100 Jahre Schwarzwälder Kirschtorte

Die berühmteste Schwarzwälderin hat ihre Wurzeln eigentlich in der Fremde: Vor 100 Jahren schuf sie ein Schwabe, der im Rheinland Konditor war. Heute ist die Kirschtorte ein Klassiker. Und die Verbraucher beißen an.

Sie hat einen Schuss und ist ein ganzes Jahrhundert alt. Die Schwarzwälder Kirschtorte ist neben Bollenhut, Kuckucksuhr und Schinken das Symbol des Schwarzwalds. In diesem Jahr ist sie 100 Jahre alt. Altbacken ist die Sahnetorte mit Biskuitboden und einem kräftigen Schuss Kirschwasser dennoch nicht. Sie ist in der südwestdeutschen Region nahezu in aller Munde. Obwohl sie eigentlich «eine Zugereiste» ist, wie es im Schwarzwald heißt, wenn etwas nicht von hier stammt.

«Die Schwarzwälder Kirschtorte ist die bekannteste Botschafterin unserer Region», erklärt Christopher Krull, Geschäftsführer der Schwarzwald-Tourismus-Gesellschaft in Freiburg: «Und sie ist die bekannteste und beliebteste Torte Deutschlands.» Ob in Cafés, Restaurants oder auch in Wanderhütten: Die kalorienreiche Spezialität gehört zu den am häufigsten bestellten Süßspeisen. Und ist, nicht nur wegen des Namens, untrennbar mit dem Schwarzwald verbunden. Auch in Australien, Asien und Südafrika kennt man sie. Nur die Sachertorte aus Wien hat einen ähnlichen Bekanntheitsgrad.

Vor 100 Jahren wurde sie erfunden. Der gängigen Geschichte nach schuf der aus dem schwäbischen Riedlingen an der Donau stammende Konditor Josef Keller (1887-1981) die Sahne-Kirschen-Kirschwasser-Kombination erstmals in Form einer Torte. Keller arbeitete damals im Café Ahrend in Bad Godesberg, dort wurde die Spezialität von ihm im Jahre 1915 geschaffen und erstmals serviert. Das Café gilt als die Geburtsstätte der Schwarzwälder Kirschtorte. Es besteht noch heute. Es heißt inzwischen Café Agner – und Bad Godesberg ist ein Stadtteil von Bonn in Nordrhein-Westfalen.
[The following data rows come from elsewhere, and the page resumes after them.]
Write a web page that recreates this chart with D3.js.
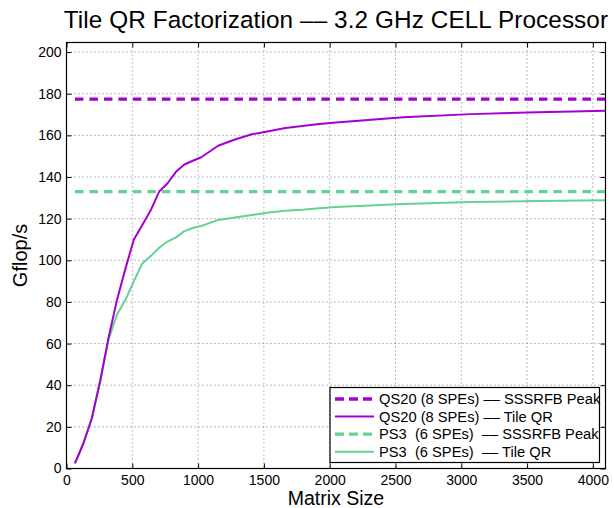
<!DOCTYPE html>
<html>
<head>
<meta charset="utf-8">
<script src="https://cdn.jsdelivr.net/npm/d3@7"></script>
<style>
  body { margin: 0; background: #fff; }
  svg { font-family: "Liberation Sans", Arial, sans-serif; }
</style>
</head>
<body>
<svg width="614" height="508"></svg>
<script>
(() => {
    // Matrix sizes (x) and measured Gflop/s
    const matrixSizes = [64, 128, 192, 256, 320, 384, 448, 512, 576, 640, 704, 768, 832, 896, 960, 1024,
                         1152, 1280, 1408, 1536, 1664, 1792, 1920, 2048, 2560, 3072, 3584, 4096];
    const qs20TileQR = [2.5, 12, 24, 42, 63, 81, 96, 110, 117, 124, 133, 137, 142.5, 146, 147.8, 149.5,
                        155, 158, 160.5, 162, 163.5, 164.5, 165.5, 166.2, 168.7, 170.2, 171.1, 171.8];
    const ps3TileQR = [2.5, 12, 24, 42, 62, 74, 81, 90, 98.5, 102, 106, 109, 111, 114, 115.5, 116.5,
                       119.4, 120.5, 121.7, 123, 123.8, 124.3, 125, 125.6, 127, 128, 128.5, 128.8];
    const qs20Peak = 177.4;
    const ps3Peak = 133;

    const xTicks = [0, 500, 1000, 1500, 2000, 2500, 3000, 3500, 4000];
    const yTicks = [0, 20, 40, 60, 80, 100, 120, 140, 160, 180, 200];

    const legendLabels = [
      "QS20 (8 SPEs) \u2013\u2013 SSSRFB Peak",
      "QS20 (8 SPEs) \u2013\u2013 Tile QR",
      "PS3  (6 SPEs)  \u2013\u2013 SSSRFB Peak",
      "PS3  (6 SPEs)  \u2013\u2013 Tile QR"
    ];

    const purple = "#a400cf";
    const green = "#62d390";

    const margin = {top: 42.5, right: 8.5, bottom: 39.5, left: 66.5};
    const svg = d3.select("svg");
    const width = +svg.attr("width") - margin.left - margin.right;
    const height = +svg.attr("height") - margin.top - margin.bottom;
    const g = svg.append("g").attr("transform", "translate(" + margin.left + "," + margin.top + ")");

    const x = d3.scaleLinear().domain([0, 4096]).range([0, width]);
    const y = d3.scaleLinear().domain([0, 204.6]).range([height, 0]);

    // grid
    g.append("g").selectAll("line")
      .data(xTicks.slice(1))
      .enter().append("line")
        .attr("x1", d => x(d)).attr("x2", d => x(d))
        .attr("y1", 0).attr("y2", height)
        .attr("stroke", "#555").attr("stroke-width", 0.8)
        .attr("stroke-dasharray", "1,3");
    g.append("g").selectAll("line")
      .data(yTicks.slice(1))
      .enter().append("line")
        .attr("y1", d => y(d)).attr("y2", d => y(d))
        .attr("x1", 0).attr("x2", width)
        .attr("stroke", "#555").attr("stroke-width", 0.8)
        .attr("stroke-dasharray", "1,3");

    // axes with inward ticks, labels outside
    const fmt = d3.format("d");
    const axisX = g.append("g")
        .attr("transform", "translate(0," + height + ")")
        .call(d3.axisBottom(x).tickValues(xTicks).tickFormat(fmt).tickSizeInner(-5).tickSizeOuter(0).tickPadding(7));
    const axisXTop = g.append("g")
        .call(d3.axisTop(x).tickValues(xTicks).tickSizeInner(-5).tickSizeOuter(0).tickFormat(""));
    const axisY = g.append("g")
        .call(d3.axisLeft(y).tickValues(yTicks).tickFormat(fmt).tickSizeInner(-5).tickSizeOuter(0).tickPadding(5));
    const axisYRight = g.append("g")
        .attr("transform", "translate(" + width + ",0)")
        .call(d3.axisRight(y).tickValues(yTicks).tickSizeInner(-5).tickSizeOuter(0).tickFormat(""));

    [axisX, axisXTop, axisY, axisYRight].forEach(a => {
      a.select(".domain").remove();
      a.selectAll("line").attr("stroke", "#000");
      a.selectAll("text").attr("font-size", 14).attr("fill", "#000")
        .attr("font-family", "Liberation Sans, Arial, sans-serif");
    });
    axisY.selectAll("text").attr("x", -5);
    axisX.selectAll("text").attr("y", 7);

    // peak lines
    const peakLine = (val, color) => {
      g.append("line")
        .attr("x1", x(64)).attr("x2", width)
        .attr("y1", y(val)).attr("y2", y(val))
        .attr("stroke", color).attr("stroke-width", 3.3)
        .attr("stroke-dasharray", "8.5,6");
    };
    peakLine(qs20Peak, purple);
    peakLine(ps3Peak, green);

    // curves
    const line = d3.line().x(d => x(d[0])).y(d => y(d[1]));
    g.append("path")
      .datum(d3.zip(matrixSizes, ps3TileQR))
      .attr("fill", "none").attr("stroke", green).attr("stroke-width", 2)
      .attr("stroke-linejoin", "round")
      .attr("d", line);
    g.append("path")
      .datum(d3.zip(matrixSizes, qs20TileQR))
      .attr("fill", "none").attr("stroke", purple).attr("stroke-width", 2)
      .attr("stroke-linejoin", "round")
      .attr("d", line);

    // box
    g.append("rect")
      .attr("width", width).attr("height", height)
      .attr("fill", "none").attr("stroke", "#000").attr("stroke-width", 1.2);

    // title and axis labels
    svg.append("text")
      .attr("x", margin.left + width / 2).attr("y", 28)
      .attr("text-anchor", "middle").attr("font-size", 24.3)
      .attr("letter-spacing", 0.1)
      .text("Tile QR Factorization \u2013\u2013 3.2 GHz CELL Processor");
    svg.append("text")
      .attr("x", margin.left + width / 2).attr("y", 505)
      .attr("text-anchor", "middle").attr("font-size", 19.5)
      .text("Matrix Size");
    svg.append("text")
      .attr("transform", "translate(27," + (margin.top + height / 2) + ") rotate(-90)")
      .attr("text-anchor", "middle").attr("font-size", 20)
      .text("Gflop/s");

    // legend
    const legend = svg.append("g").attr("transform", "translate(330,387.5)");
    legend.append("rect")
      .attr("width", 269.5).attr("height", 75)
      .attr("fill", "#fff").attr("stroke", "#000").attr("stroke-width", 1.2);
    const styles = [
      {color: purple, dash: "9,5", w: 3.3},
      {color: purple, dash: null, w: 2},
      {color: green, dash: "9,5", w: 3.3},
      {color: green, dash: null, w: 2}
    ];
    const items = legend.selectAll(".item")
      .data(legendLabels)
      .enter().append("g")
        .attr("class", "item")
        .attr("transform", (d, i) => "translate(0," + (11.5 + i * 17.6) + ")");
    items.append("line")
      .attr("x1", 5).attr("x2", 44)
      .attr("stroke", (d, i) => styles[i].color)
      .attr("stroke-width", (d, i) => styles[i].w)
      .attr("stroke-dasharray", (d, i) => styles[i].dash);
    items.append("text")
      .attr("x", 49).attr("dy", "0.36em")
      .attr("font-size", 14.7)
      .style("white-space", "pre")
      .text(d => d);
})();
</script>
</body>
</html>
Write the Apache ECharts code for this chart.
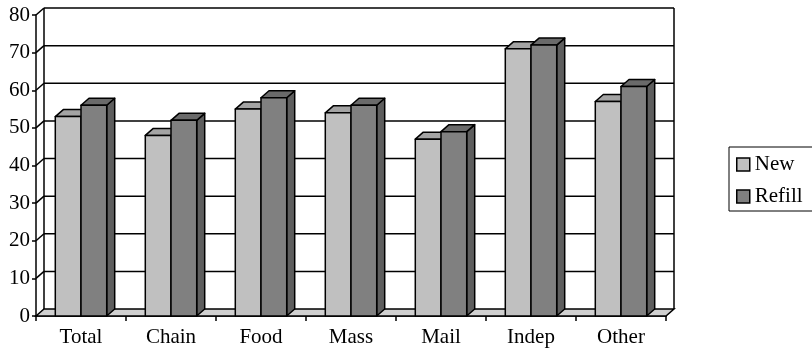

Keller zog später nach Radolfzell am Bodensee und eröffnete sein eigenes Café. Die Tortenspezialität wurde auch dort zum Renner. Die Torte traf den Geschmack, machte ihre Runde und sich weltweit einen Namen. Einer von Kellers Lehrlingen nahm das Originalrezept mit. Heute liegt es in Triberg im Schwarzwald in einer Konditorei.

Im Schwarzwald lässt man sich von dem schwäbischen Konditor, der im Rheinland die Schwarzwälder Spezialität schuf, nicht den Appetit verderben. Denn eindeutig sei die Sache nicht, heißt es. So erhebt das schwäbische Tübingen ebenfalls den Anspruch, den Tortenklassiker erfunden zu haben – allerdings erst 1930, und damit 15 Jahre nach Bad Godesberg. Das Grundrezept war schon früher im Schwarzwald bekannt. Eingekochte Kirschen wurden mit Milchrahm und manchmal auch mit etwas Schnaps serviert – jedoch als einfaches Dessert, nicht als Torte.

Von gestern ist die Torte auf jeden Fall nicht, wie Freddy Boch, Chef vom Hotel Engel in Todtnauberg im Südschwarzwald bei Freiburg, sagt. Im Gegenteil. Es werde mehr gegessen als früher, das Angebot ist reichhaltig: «Wir profitieren vom Trend hin zu regionalen und unverwechselbaren Lebensmitteln», so der 46 Jahre alte Gastronom, der in seinem Ort die Torte zum Markenzeichen gemacht hat, unter anderem mit der größten Kirschtorte der Welt: «Wichtig ist, dass sie handwerklich korrekt hergestellt und gut gemacht wird.» Am Rezept hat sich in 100 Jahren nichts geändert.